Forum Discussion
Copilot chat: Does (dis)like expose data?
We have some questions/concerns from customers about the (dis)like functionality in Copilot Chat.
The main question is: "What happens with the data/chat when using this functionality? And can we turn it of?".
Let's break it down in some sub questions:
1.) What happens when you use this? Does it train the model? Adjust it responses to the user?
2.) MS will use it as feedback. In what way? Do they read the chat and/or content from to analyze the issue?
3.) Is it possible to disable this functionality for all users in the tenant? (Copilot Studio allows this for a custom agent).
4.) Is the behavior different for License and non-licensed users? (work vs web)
This is mainly a security concern, because some customers don't allow data to leave the tenant or don't want to have risk for accidental data leaks.
2 Replies
- RichAICopper Contributor
Hi Yarrick ,
Here's my POV!
For 1 & 2. When a user clicks on dislike/like button, it is captured as feedback telemetry which does not directly train the foundation model. It is used by Microsoft to improve response quality over time and identify problematic responses. When the feedback is submitted, it can include Conversation context (some metadata like Conversation ID).
3. In custom agents built via Microsoft Copilot Studio, you can go to Copilot Studio, select the agent where you wish to turn the user feedback off. Go to Settings -> Generative AI -> User feedback section. Turn the toggle button off next to "Collect user reactions to agent messages". This can be one of the approach to ensure compliance.
4. For Licensed users, the feedback is handled under enterprise-grade protections while for unlicensed, the data may be used for service improvement.
Note: You can monitor and reduce the risk of sensitive data exposure by using Data Loss Prevention (DLP) policies in Microsoft Purview. However, DLP does not disable the functionality at a tenant level completely. It works as a governance and protection layer.

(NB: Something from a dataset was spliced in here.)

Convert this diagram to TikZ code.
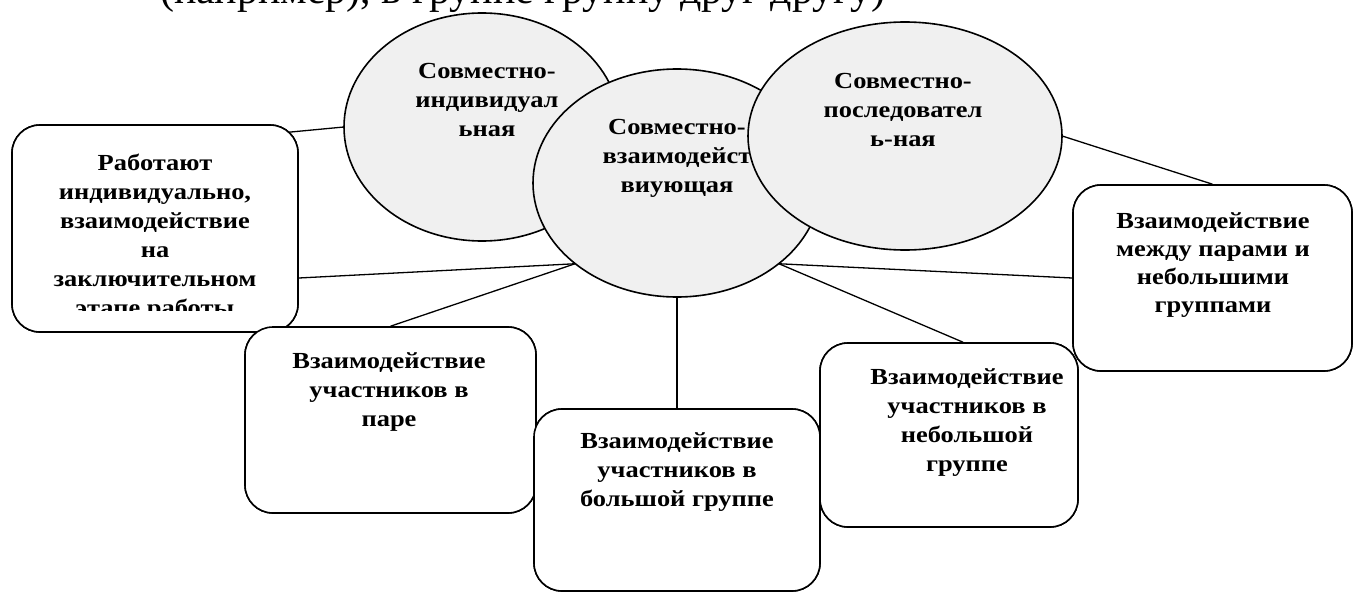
\documentclass[tikz,border=0pt]{standalone}
\usepackage{fontspec}
\setmainfont{Liberation Serif}[FakeStretch=1.15]
\newfontfamily\plainserif{Liberation Serif}
\usetikzlibrary{shapes.geometric,calc}
\definecolor{bubblegray}{HTML}{F0F0F0}
\tikzset{
  bubble/.style={ellipse, draw=black, fill=bubblegray, line width=1.6pt, inner sep=0pt},
  card/.style={rectangle, rounded corners=28pt, draw=black, fill=white, line width=1.6pt, inner sep=0pt},
  link/.style={draw=black, line width=1.3pt},
  lbl/.style={font=\bfseries\fontsize{23}{29}\selectfont, align=center, inner sep=0pt}
}
\begin{document}
\begin{tikzpicture}[x=1pt,y=-1pt]
\useasboundingbox[fill=white] (0,0) rectangle (1354,594);

% cropped line of text at the top
\node[anchor=base west, inner sep=0pt] (toptext) at (160,4)
  {\plainserif\fontsize{42}{42}\selectfont (например), в группе группу друг другу)};

% boxes (positions only)
\path
  node[card, minimum width=286pt, minimum height=207pt] (A) at (155,228.5) {}
  node[card, minimum width=291pt, minimum height=186pt] (B) at (390.5,420) {}
  node[card, minimum width=286pt, minimum height=182pt] (C) at (677,500) {}
  node[card, minimum width=258pt, minimum height=184pt] (D) at (949,435) {}
  node[card, minimum width=279pt, minimum height=186pt] (E) at (1212.5,278) {};

% ellipses (positions only, drawn later)
\path
  node[ellipse, minimum width=276pt, minimum height=228pt, inner sep=0pt] (E1) at (482,127) {}
  node[ellipse, minimum width=288pt, minimum height=228pt, inner sep=0pt] (E2) at (677,183) {}
  node[ellipse, minimum width=314pt, minimum height=228pt, inner sep=0pt] (E3) at (905,136) {};

% connectors
\draw[link] (E1.west) -- ($(A.north east)+(-10,8)$);
\draw[link] (E2.south west) -- ($(A.east)+(0,49.5)$);
\draw[link] (E2.south west) -- (B.north);
\draw[link] (E2.south) -- (C.north);
\draw[link] (E2.south east) -- ($(D.north)+(14,0)$);
\draw[link] (E2.south east) -- (E.west);
\draw[link] (E3.east) -- (E.north);

% boxes drawn over connector ends
\node[card, minimum width=286pt, minimum height=207pt] (A2) at (A) {};
\node[card, minimum width=291pt, minimum height=186pt] (B2) at (B) {};
\node[card, minimum width=286pt, minimum height=182pt] (C2) at (C) {};
\node[card, minimum width=258pt, minimum height=184pt] (D2) at (D) {};
\node[card, minimum width=279pt, minimum height=186pt] (E2b) at (E) {};

% box texts
\begin{scope}
  \clip (12,125) rectangle (298,310);
  \node[lbl] (At) at (155,237) {Работают\\индивидуально,\\взаимодействие\\на\\заключительном\\этапе работы};
\end{scope}
\node[lbl] (Bt) at (389,392) {Взаимодействие\\участников в\\паре};
\node[lbl] (Ct) at (677,472.5) {Взаимодействие\\участников в\\большой группе};
\node[lbl] (Dt) at (967,423) {Взаимодействие\\участников в\\небольшой\\группе};
\node[lbl, font=\bfseries\fontsize{23}{28}\selectfont] (Et) at (1213,265) {Взаимодействие\\между парами и\\небольшими\\группами};

% ellipses with their texts
\node[bubble, minimum width=276pt, minimum height=228pt] (E1b) at (E1) {};
\node[lbl] (E1t) at (487,100) {Совместно-\\индивидуал\\ьная};
\node[bubble, minimum width=288pt, minimum height=228pt] (E2c) at (E2) {};
\node[lbl] (E2t) at (677,158) {Совместно-\\взаимодейст\\виующая};
\node[bubble, minimum width=314pt, minimum height=228pt] (E3b) at (E3) {};
\node[lbl] (E3t) at (903,110) {Совместно-\\последовател\\ь-ная};
\end{tikzpicture}
\end{document}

- RichAICopper Contributor
Hi Yarrick,
Here is my POV.
1 & 2. When a user clicks on dislike/like button, it is captured as feedback telemetry which does not directly train the foundation model. It is used by Microsoft to improve response quality over time and identify problematic responses. When the user feedback is submitted, it can include Conversation metadata like Conversation ID.
3. In custom agents built via Microsoft Copilot Studio, you can go to Copilot Studio, select the agent where you wish to turn the user feedback off. Go to Settings -> Generative AI -> User feedback section. Turn the toggle button off next to "Collect user reactions to agent messages".
This can be one of the approach to ensure compliance.
4. For Licensed users, the feedback is handled under enterprise-grade protections while for unlicensed, the data may be used for service improvement.
Note: You can monitor and reduce the risk of sensitive data exposure by using Data Loss Prevention (DLP) policies in Microsoft Purview. However, DLP does not disable the functionality at a tenant level completely. It works as a governance and protection layer.